» **Written problem**:
Pictures stay out of this copy, which runs from the first line of the material through the line containing "fig = go.Figure()".

_____

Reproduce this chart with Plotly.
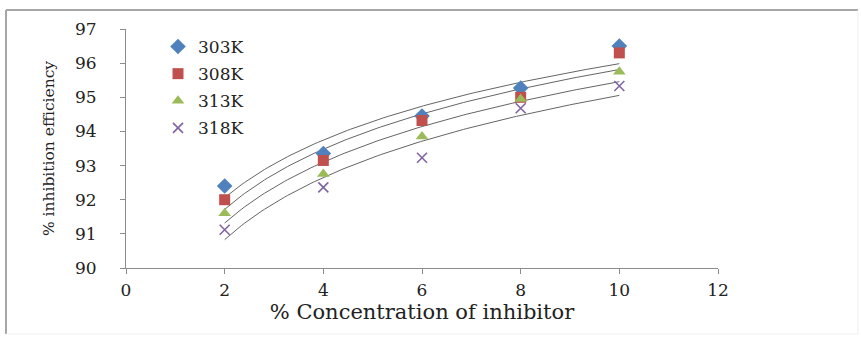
import numpy as np
import plotly.graph_objects as go

# Inhibitor concentration (%) and inhibition efficiency (%) at each temperature
concentration = [2, 4, 6, 8, 10]
ie_303K = [92.4, 93.35, 94.45, 95.27, 96.5]
ie_308K = [92.0, 93.15, 94.32, 95.0, 96.3]
ie_313K = [91.6, 92.75, 93.85, 94.95, 95.75]
ie_318K = [91.12, 92.36, 93.23, 94.68, 95.33]

x_ticks = [0, 2, 4, 6, 8, 10, 12]
y_ticks = [90, 91, 92, 93, 94, 95, 96, 97]

series = [
    ("303K", ie_303K, dict(symbol="diamond", color="#4F81BD", size=12)),
    ("308K", ie_308K, dict(symbol="square", color="#C0504D", size=11)),
    ("313K", ie_313K, dict(symbol="triangle-up", color="#9BBB59", size=11)),
    ("318K", ie_318K, dict(symbol="x-thin", color="#8064A2", size=10,
                           line=dict(color="#8064A2", width=1.6))),
]

SERIF = "DejaVu Serif"

fig = go.Figure()

# Logarithmic trend line for each temperature (least squares on ln x)
x_fit = np.linspace(min(concentration), max(concentration), 120)
for name, values, _ in series:
    a, b = np.polyfit(np.log(concentration), values, 1)
    fig.add_trace(go.Scatter(
        x=x_fit, y=a * np.log(x_fit) + b, mode="lines",
        line=dict(color="#656565", width=1), showlegend=False, hoverinfo="skip",
    ))

for name, values, marker in series:
    fig.add_trace(go.Scatter(
        x=concentration, y=values, mode="markers", name=name,
        marker=marker, legendgroup=name,
    ))

L, R, T, B = 126, 143, 29, 72
W, H = 861, 340
pw, ph = W - L - R, H - T - B

axis_common = dict(
    showgrid=False, zeroline=False, showline=True, linecolor="#8c8c8c",
    linewidth=1, ticks="outside", tickcolor="#8c8c8c", ticklen=5,
    tickfont=dict(family=SERIF, size=17, color="#222"),
)

fig.update_xaxes(
    range=[0, 12], tickvals=x_ticks, **axis_common,
    title=dict(text="% Concentration of inhibitor",
               font=dict(family=SERIF, size=21, color="#222"), standoff=4),
    ticklabelstandoff=2,
)
fig.update_yaxes(
    range=[90, 97], tickvals=y_ticks, **axis_common,
    title=dict(text="% inhibition efficiency",
               font=dict(family=SERIF, size=15.5, color="#222"), standoff=16),
    ticklabelstandoff=20,
)

# Chart frame: darker top/left edge, faint bottom/right edge
def px_x(p):
    return (p - L) / pw

def px_y(p):
    return (H - B - p) / ph

fx0, fx1, fy0, fy1 = px_x(6), px_x(858), px_y(334), px_y(10)
fig.add_shape(type="line", xref="paper", yref="paper", x0=fx0, x1=fx1, y0=fy1, y1=fy1,
              line=dict(color="#a6a6a6", width=2))
fig.add_shape(type="line", xref="paper", yref="paper", x0=fx0, x1=fx0, y0=fy0, y1=fy1,
              line=dict(color="#a6a6a6", width=2))
fig.add_shape(type="line", xref="paper", yref="paper", x0=fx0, x1=fx1, y0=fy0, y1=fy0,
              line=dict(color="#efefef", width=1))
fig.add_shape(type="line", xref="paper", yref="paper", x0=fx1, x1=fx1, y0=fy0, y1=fy1,
              line=dict(color="#efefef", width=1))

fig.update_layout(
    width=W, height=H,
    margin=dict(l=L, r=R, t=T, b=B),
    paper_bgcolor="white", plot_bgcolor="white",
    showlegend=True,
    legend=dict(
        x=px_x(158), y=px_y(29), xanchor="left", yanchor="top",
        bgcolor="rgba(0,0,0,0)", borderwidth=0,
        font=dict(family=SERIF, size=17, color="#222"),
        tracegroupgap=2, itemwidth=30,
    ),
)

fig.write_html("out.html")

_____

» **Exercise solution**:
Reproduce this chart with Plotly.
import numpy as np
import plotly.graph_objects as go

# Inhibitor concentration (%) and inhibition efficiency (%) at each temperature
concentration = [2, 4, 6, 8, 10]
ie_303K = [92.4, 93.35, 94.45, 95.27, 96.5]
ie_308K = [92.0, 93.15, 94.32, 95.0, 96.3]
ie_313K = [91.6, 92.75, 93.85, 94.95, 95.75]
ie_318K = [91.12, 92.36, 93.23, 94.68, 95.33]

x_ticks = [0, 2, 4, 6, 8, 10, 12]
y_ticks = [90, 91, 92, 93, 94, 95, 96, 97]

series = [
    ("303K", ie_303K, dict(symbol="diamond", color="#4F81BD", size=12)),
    ("308K", ie_308K, dict(symbol="square", color="#C0504D", size=11)),
    ("313K", ie_313K, dict(symbol="triangle-up", color="#9BBB59", size=11)),
    ("318K", ie_318K, dict(symbol="x-thin", color="#8064A2", size=10,
                           line=dict(color="#8064A2", width=1.6))),
]

SERIF = "DejaVu Serif"

fig = go.Figure()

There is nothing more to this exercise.